И справедливость и того и другого для того, кто принадлежит к судейскому сословию или пользуется его стандартами, останавливает саму мысль. Вроде как тут ничего не поделаешь. А вот те, кто ждут в коридоре, в реальности, способны понять судей, но только в одном случае — некой предсказуемости их поведения. А, заметим, именно асоциальное поведение с точки зрения социума непредсказуемо.
И в этом смысле ответ сразу же находится сам собою, ведь судья‑то точно знает, что, скажем, следующие повестки у него выписаны на 15 часов и на полчетвёртого. Так не логично ли будет ему как председательствующему в пятнадцать часов объявить двухминутный перерыв и, выйдя в коридор, сделать объявление о переносе следующего процесса, а затем проделать это и в полчетвёртого?

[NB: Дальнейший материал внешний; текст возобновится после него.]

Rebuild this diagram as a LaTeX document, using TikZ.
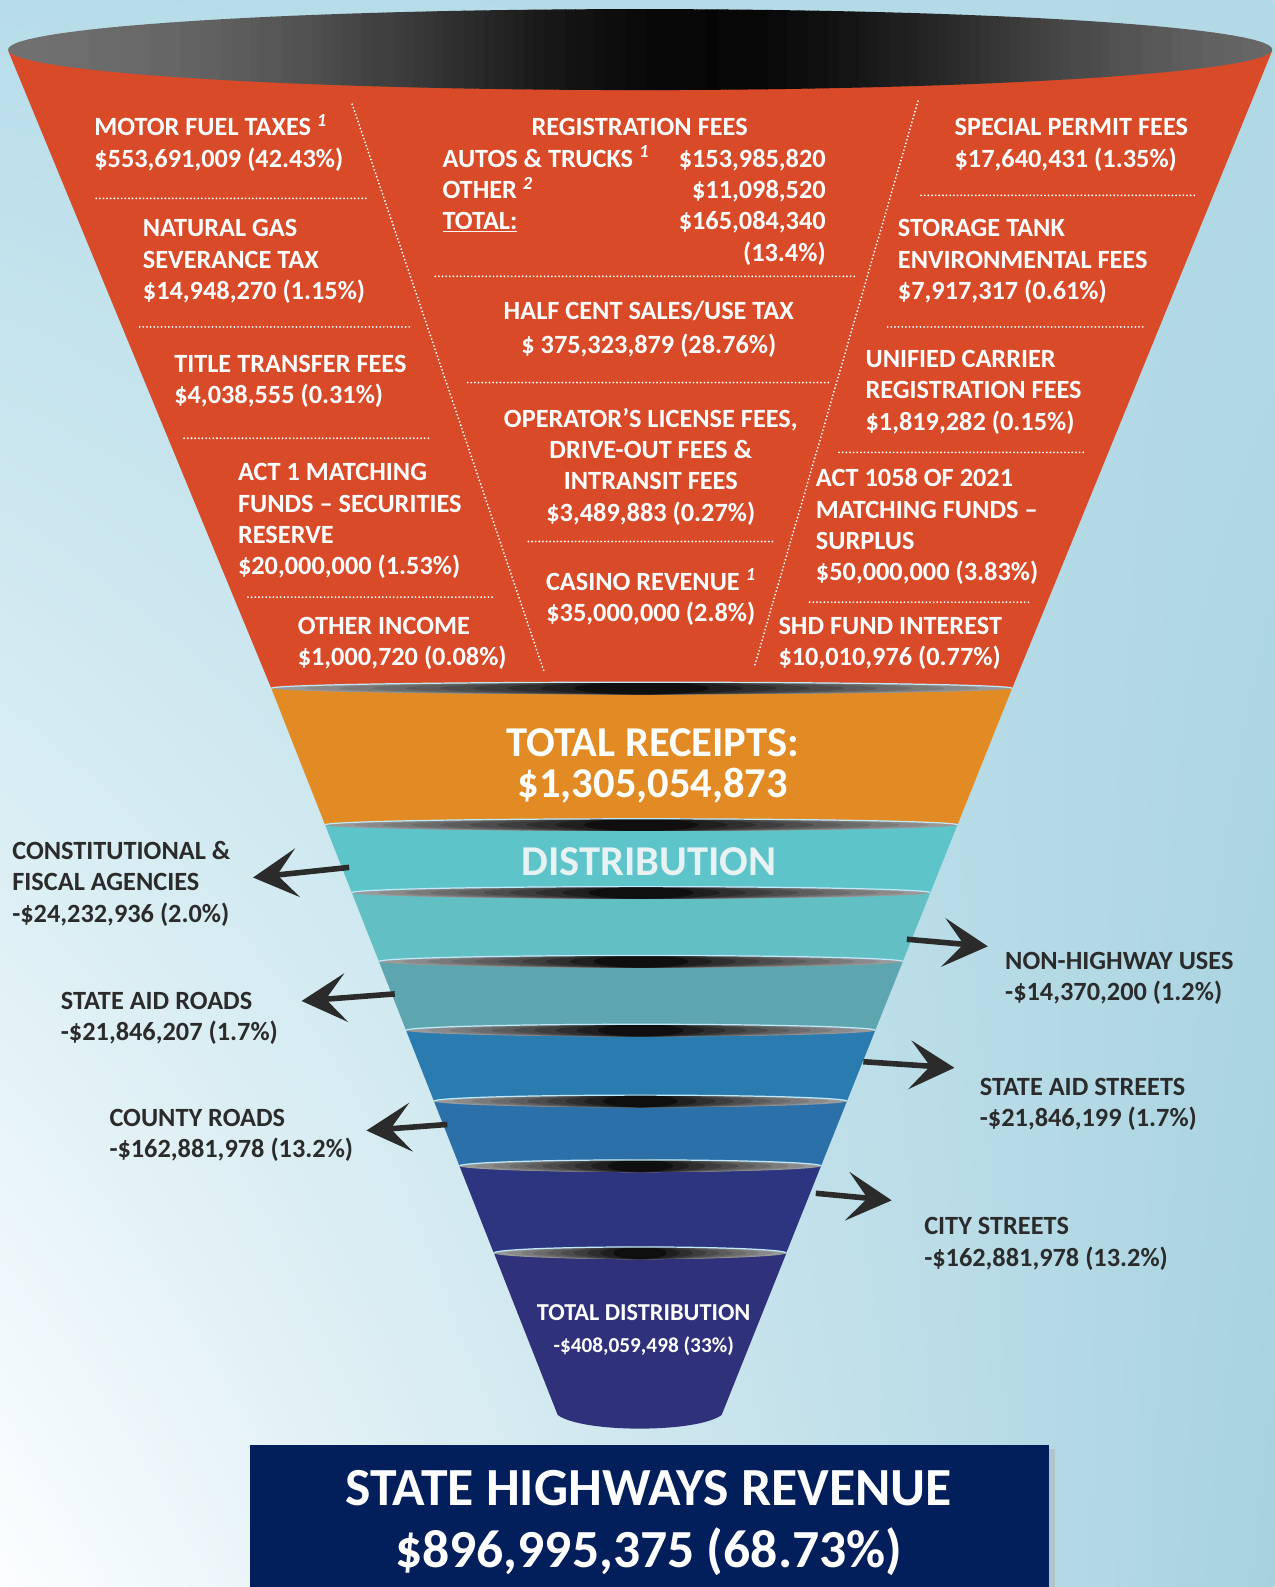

А ведь это, заметьте, совершенно несложно, и, скорее всего, именно так этот судья и поступил бы в быту, а иначе… А иначе его ждали бы общественные санкции — отношение к нему как к необязательному человеку, как к трепачу, наконец. Но будучи загерметизированным от подобных санкций, судья опасаться может только гнева своего надзирателя — председателя суда. Отсюда и недогадливость, и чванство, и хамство, и непредсказуемость. А вот заставить иначе вести членов судейского сообщества может только полная его разгерметизация. Только тогда судьям придётся смотреть на окружающий мир нормально, то есть глазами нормального члена общества.
Иначе… Да чего уж тут пугать!
Стоит вспомнить, как именно, где и при каких обстоятельствах умер когда‑то грозный небожитель из политбюро ЦК КПСС В.В. Гришин. А умер Виктор Васильевич Гришин в общей очереди в районном собесе, куда пришел оформлять мизерную пенсию.